Sunday, April 13, 2008

Some Thanks, And A Bit Of Exercise

Really goofy post here. We started uploading videos yesterday from our new camera, and I thought I would share a quick few. First and foremost, a long overdue thanks to Amelita from Sam for all of the candy she sent from Australia. We're still picking through the stash, and it occurred to Sam yesterday that she might not know what a Peep is, so we thought we could give her a quick look into the majesty that is American Obesity.

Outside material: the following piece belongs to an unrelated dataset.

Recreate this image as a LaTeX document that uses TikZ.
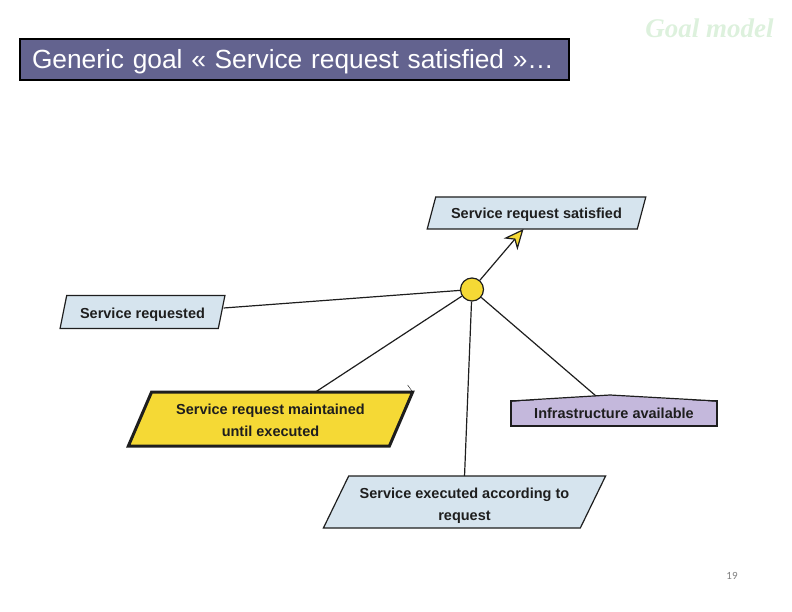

Of course after you ingest ridiculous amounts of Peeps, what better way to work it off than with a spot of exercise? What we lack in exercise equipment, we make up for in dog bones and scrabble boards...

Wednesday, April 09, 2008

Cook-A-Nation

I don't know if your kids (or kids you know) actually eat anything, but mine don't. Not literally, of course, but their diet consists of about ten things, shuffled around from day to day so they don't have exactly the same meal twice in a row. I know that this is a very parent-y thing to say, and I hear the same thing from other parents we know... but it is especially frustrating for me since I try to eat anything that isn't bolted down or walking away. Sara and I have had a lot of conversations about how to fix it, and a couple of things have worked a little bit, but nothing we do seems to make them try new food. For a few days I was actually convinced that the kids would rather wither away and die than put something new in their mouths. Since we can't have them withering away (and thought that someone would eventually contact some child service agency) we've just been trying to wear them down.
Out of the blue, my wife had a brainstorm of sorts... "What would you think," she said to Sam and Lily, "if Dad and I took videos of you guys cooking dinner, and we posted it on the internet so you could have your own cooking show?"
... granted, it was a good idea. Wish I thought of it, as a matter of fact. The kids were totally into it, and Sam even came up with a name for the show, Cook-A-Nation. Unfortunately, I had just seen Sweeney Todd the night before and all I could think of was cooking the neighbors, but once I got the image of simmering human flesh out of my head, thought it was a good idea.
We started slowly on Sunday, just taking pictures until we get a new video camera and letting them make something we were pretty sure they would eat, but all in all it was a rousing success. Sam and I rolled out pasta and made ravioli... even though it had eggs and ricotta cheese in it, neither of which he eats. Meanwhile Sara and Lily made chocolate chocolate chip cookies in the kitchen, and aside from the fact that Sara thinks I talk to Sam like Gordon Ramsey, the meal was stellar from start to finish.
On a totally different note, you know what I can't see happening? Cutting myself on a meat slicer, and trying to Google what to do about it. You know what else? I don't really want to know what cobra shit looks like... but oddly enough, these are just two of the Google searches in the past couple of weeks that pointed their way to this blog. Although I hope both of these people were entertained, I'm a little concerned that the guy who typed in "first aid procedure for finger sliced on a meat slicer" wasted valuable time reading the blog... and the person who Googled "poop cobra"... I think you should really see someone. Seriously.